Mark Leonard - out of his depthAs ever, Mr Bilefsky asked Mark Leonard, the wonder boy of the NuLab Europhile establishment. Mr Leonard was very upset:
“The EU is based on consensus and has a hard time responding during crises. And it is now floundering because all the previous givens and consensus on the Middle East have become obsolete.”
Dear me. Did Mr Leonard not tell us at length that the EU was a spectacularly unusual and successful institution, who was quietly influencing many countries “from Russia to Rwanda” and who was uniquely capable of dealing with the modern world, unlike those outdated nation states.

Now he tells us that it cannot deal with something so predictable as fighting between Israel and Hezbollah on the Lebanese border.
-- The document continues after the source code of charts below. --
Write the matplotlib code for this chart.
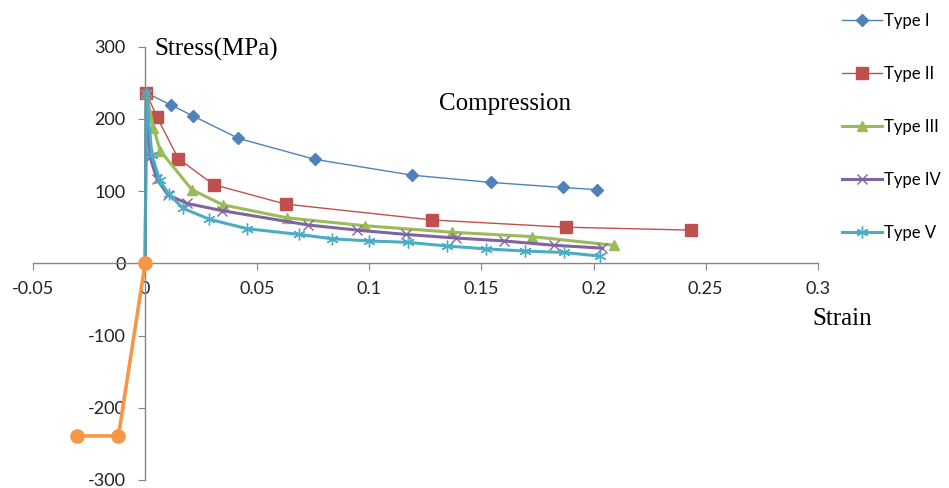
import numpy as np
import matplotlib.pyplot as plt

# strain / stress for each specimen type (compression branch)
x1 = [0, 0.0005, 0.0116, 0.0214, 0.0416, 0.0756, 0.1192, 0.1543, 0.1862, 0.2015]
y1 = [0, 236, 219, 204, 173, 144, 122, 112, 105, 102]
x2 = [0, 0.0005, 0.0052, 0.0148, 0.0305, 0.0626, 0.1281, 0.1877, 0.2433]
y2 = [0, 236, 203, 145, 109, 82, 60, 50, 46]
x3 = [0, 0.0005, 0.0037, 0.0067, 0.0208, 0.0346, 0.0632, 0.0981, 0.1370, 0.1724, 0.2092]
y3 = [0, 236, 188, 156, 102, 81, 63, 52, 43, 37, 25]
x4 = [0, 0.0005, 0.0022, 0.0052, 0.0101, 0.0186, 0.0342, 0.0728, 0.0944, 0.1164, 0.1387, 0.1600, 0.1823, 0.2039]
y4 = [0, 236, 147, 117, 95, 83, 73, 53, 46, 40, 35, 31, 25, 21]
x5 = [0, 0.0005, 0.0030, 0.0065, 0.0105, 0.0170, 0.0287, 0.0453, 0.0687, 0.0832, 0.0999, 0.1174, 0.1345, 0.1520, 0.1694, 0.1868, 0.2028]
y5 = [0, 236, 150, 115, 96, 76, 61, 48, 40, 34, 31, 29, 24, 20, 17, 15, 10]
# tension branch
xt = [0, -0.0119, -0.0302]
yt = [0, -239, -239]

labels = ["Type I", "Type II", "Type III", "Type IV", "Type V"]

fig = plt.figure(figsize=(9.49, 4.88), dpi=100)
ax = fig.add_axes([0.0348, 0.0164, 0.827, 0.888])

tick_font = "Lato"
serif = "Liberation Serif"

# origin point is shared with the tension curve, so no marker there
mk = slice(1, None)
ax.plot(x1, y1, color="#4F81BD", lw=1.0, marker="D", ms=6.5, markevery=mk, label=labels[0])
ax.plot(x2, y2, color="#C0504D", lw=1.0, marker="s", ms=8, markevery=mk, label=labels[1])
ax.plot(x3, y3, color="#9BBB59", lw=2.2, marker="^", ms=7.5, markevery=mk, label=labels[2])
ax.plot(x4, y4, color="#8064A2", lw=2.2, marker="x", ms=7.5, mew=1.0, markevery=mk, label=labels[3])
ax.plot(x5, y5, color="#4BACC6", lw=2.2, marker=(6, 2, 0), ms=8.5, mew=1.0, markevery=mk, label=labels[4])
ax.plot(xt, yt, color="#F79646", lw=2.6, marker="o", ms=9.5, zorder=5)

ax.set_xlim(-0.05, 0.3)
ax.set_ylim(-300, 300)
ax.set_xticks(np.arange(-0.05, 0.301, 0.05))
ax.set_xticklabels(["-0.05", "0", "0.05", "0.1", "0.15", "0.2", "0.25", "0.3"])
ax.set_yticks(np.arange(-300, 301, 100))
ax.set_yticklabels(["-300", "-200", "-100", "0", "100", "200", "300"])

for s in ["top", "right"]:
    ax.spines[s].set_visible(False)
ax.spines["left"].set_position(("data", 0))
ax.spines["bottom"].set_position(("data", 0))
for s in ["left", "bottom"]:
    ax.spines[s].set_color("#868686")
    ax.spines[s].set_linewidth(1.0)
ax.tick_params(axis="both", direction="out", length=5, color="#868686",
               labelsize=13, labelcolor="#222222")
ax.tick_params(axis="x", pad=8)
ax.tick_params(axis="y", pad=9)
for t in ax.get_xticklabels() + ax.get_yticklabels():
    t.set_fontfamily(tick_font)

ax.text(0.004, 296, "Stress(MPa)", fontsize=18, family=serif, va="center", ha="left")
ax.text(0.1605, 221, "Compression", fontsize=18, family=serif, va="center", ha="center")
ax.text(0.2974, -77, "Strain", fontsize=18, family=serif, va="center", ha="left")

leg = fig.legend(loc="upper left", bbox_to_anchor=(0.871, 1.005), frameon=False,
                 handlelength=2.45, handletextpad=0.1, labelspacing=2.22,
                 prop={"family": tick_font, "size": 12})

fig.savefig("out.png", dpi=100)
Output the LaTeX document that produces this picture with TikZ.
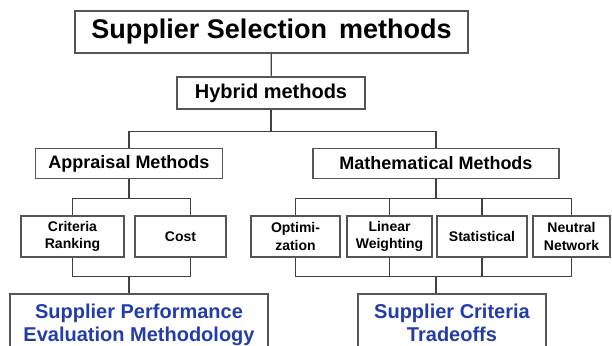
\documentclass[tikz,border=0pt]{standalone}
\usepackage{fontspec}
\setmainfont{Liberation Sans}
\definecolor{linegray}{RGB}{65,65,65}
\definecolor{boxgray}{RGB}{85,85,85}
\definecolor{resultblue}{RGB}{35,60,170}
\begin{document}
\begin{tikzpicture}[x=1pt,y=-1pt,
    box/.style={draw=boxgray,line width=1.2pt,inner sep=0pt,align=center,font=\bfseries},
    link/.style={draw=linegray,line width=1.2pt},
    levelone/.style={box,minimum height=30,font=\bfseries\fontsize{18}{22}\selectfont},
    leveltwo/.style={box,minimum height=41,font=\bfseries\fontsize{14}{17.5}\selectfont},
    result/.style={box,minimum height=61,text=resultblue,font=\bfseries\fontsize{20}{23}\selectfont}]
    \useasboundingbox (0,0) rectangle (612,345);
    \clip (0,0) rectangle (612,345);
    \node[box,minimum width=393,minimum height=42,font=\bfseries\fontsize{27}{32}\selectfont] (sel) at (271.5,32) {Supplier Selection\, methods};
    \node[box,minimum width=188,minimum height=32,font=\bfseries\fontsize{20}{24}\selectfont] (hyb) at (271,93) {Hybrid methods};
    \node[levelone,minimum width=187] (app) at (129,163.5) {Appraisal Methods};
    \node[levelone,minimum width=246] (mat) at (436,163.5) {Mathematical Methods};
    \node[leveltwo,minimum width=103] (crit) at (72.5,236.5) {Criteria\\Ranking};
    \node[leveltwo,minimum width=91] (cost) at (180.5,236.5) {Cost};
    \node[leveltwo,minimum width=89] (opt) at (295.5,236.5) {Optimi-\\zation};
    \node[leveltwo,minimum width=85] (lin) at (389.5,236.5) {Linear\\Weighting};
    \node[leveltwo,minimum width=90] (stat) at (482,236.5) {Statistical};
    \node[leveltwo,minimum width=77] (neu) at (571.5,236.5) {Neutral\\Network};
    \node[result,minimum width=258] (perf) at (139,324.5) {Supplier Performance\\Evaluation Methodology};
    \node[result,minimum width=188] (trade) at (452,324.5) {Supplier Criteria\\Tradeoffs\vphantom{y}};
    % top of the tree
    \draw[link] (sel) -- (hyb);
    \draw[link] (hyb.south) -- ++(0,22) coordinate (j1);
    \draw[link] (app.north) |- (j1) -| (mat.north);
    % appraisal branch
    \draw[link] (app.south) -- ++(0,19) coordinate (j2);
    \draw[link] (crit.north) |- (j2) -| ([xshift=10pt]cost.north);
    \draw[link] (crit.south) -- ++(0,19) coordinate (j3) -| ([xshift=10pt]cost.south);
    \draw[link] (j3 -| app) -- (perf.north -| app);
    % mathematical branch
    \draw[link] (mat.south) -- ++(0,19) coordinate (j4);
    \draw[link] (opt.north) |- (j4) -| (neu.north);
    \draw[link] (lin.north) -- (lin.north |- j4);
    \draw[link] (stat.north) -- (stat.north |- j4);
    \draw[link] (opt.south) -- ++(0,19) coordinate (j5) -| (neu.south);
    \draw[link] (lin.south) -- (lin.south |- j5);
    \draw[link] (stat.south) -- (stat.south |- j5);
    \draw[link] (j5 -| mat) -- (trade.north -| mat);
\end{tikzpicture}
\end{document}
What does it tell us about Mr Leonard and the Centre for European Reform that they actually believed the unstable situation of the last few years was a given and a consensus?

It seems likely, though one must not put it any higher, that Hezbollah and its patrons Iran and Syria miscalculated. They were clearly hoping to provoke Israel into a war. They are not very particular about the way they use civilians (especially Maronite Chrisitans) as shields. They were clearly hoping that the mounting casualties, most Hezbollah but some Lebanese, would bring the world in against Israel.
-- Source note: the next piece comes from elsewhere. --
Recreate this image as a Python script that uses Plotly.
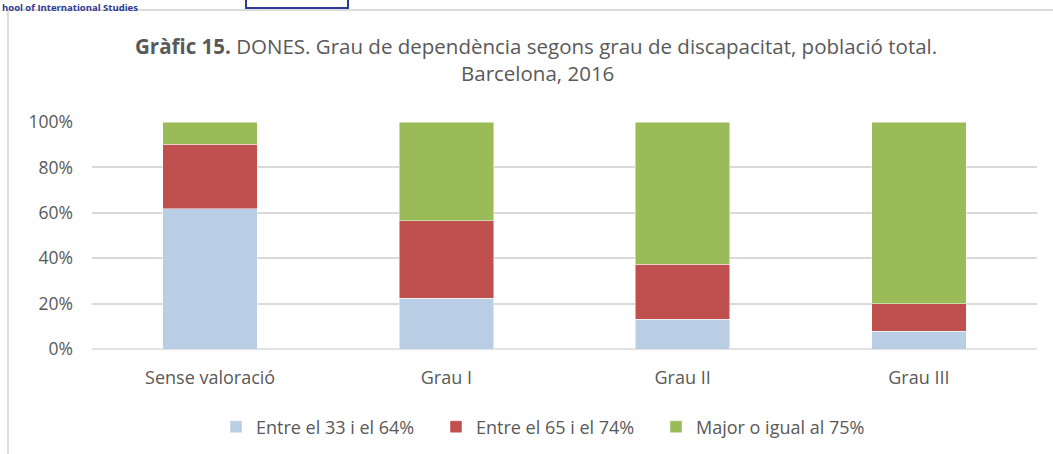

This has not happened. The UN may be huffing and puffing but otherwise, Hamas and Hezbollah are getting support from France, some European and a considerable proportion of British media, the BBC, Robert Fisk, Tariq Ali, George Galloway, the usual crowd of demonstrators in American cities and the moonbat blog The Daily Kos (kind of). There is also half-hearted support from Russia that is unlikely to lead to anything. As for the EU, one can only surmise that Hamas and Hezbollah leaders took it at its own estimation.